Extreme mountaineer Robert Jasper (42) – considered one of the best alpinists in the world – together with his rope partner, the Swiss professional mountaineer Roger Schaeli (31), has forged another breakthrough on the north face of the Eiger.
From 20th – 23rd September Jasper and Schaeli climbed the world-famous John Harlin direttissima route with Heckmair exit in redpoint freestyle for the first time.
The 1800m high route, known as the John Harlin direttissima on the north face of the Eiger, is one of the most challenging in the world, with rock and ice presenting real technical difficulties. (Mixed M8- /rock 7a; E5; redpoint). The pitons left behind 44 years ago by the first climbers were very dubious. After the Eiger Japan direttissima (1st free ascent, Jasper/Schaeli, 2009), the “free Harlin route” is the second major “line” in modern freestyle climbing through the north face (pitons now just serving as security, no longer aiding progress). But it is so dangerous that climbing it in the summer was out of the question. Then again, in the winter it is too cold, which is why these two professional mountain climbers chose autumn. “It was a balance between what is just tenable and the risks on the wall,” said Jasper. “I made my first attempt at this route in the winter as early as 20 years ago; I had to turn back on my own. After three further attempts I had gained the experience I needed. You have to know what is important here. When I climbed the north face of the Eiger whilst making the IMAX film with John Harlin III (the son of John Harlin II who fell to his death in 1966 on his first ascent when his rope broke) I was really affected by his family tragedy.”

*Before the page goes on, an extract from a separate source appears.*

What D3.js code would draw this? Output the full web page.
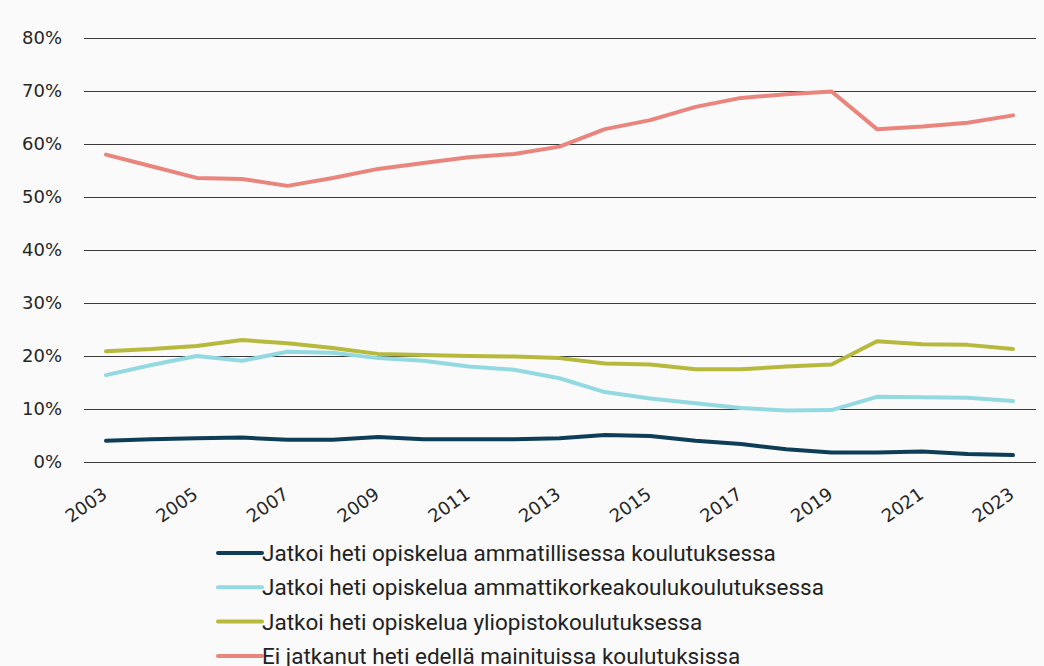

“Climbing this legendary route, I could not stop my thoughts from turning to that drama. As I lead climbed the very length of rope where John Harlin had his fatal fall in 1966, thoughts of my family and the risks of the mountain flitted through my mind, which was really tough. That route was the most emotional climb of my whole life!”
After three days on the wall, at around half past eight in the evening, partners Jasper and Schaeli reached the summit of the 3970m high Eiger in true Alpine style. Elated but utterly drained, they set up their third bivouac a few metres below the summit on the knife-edge ridge. The next morning, an abseil down the 700m high south wall brought them back down to civilization.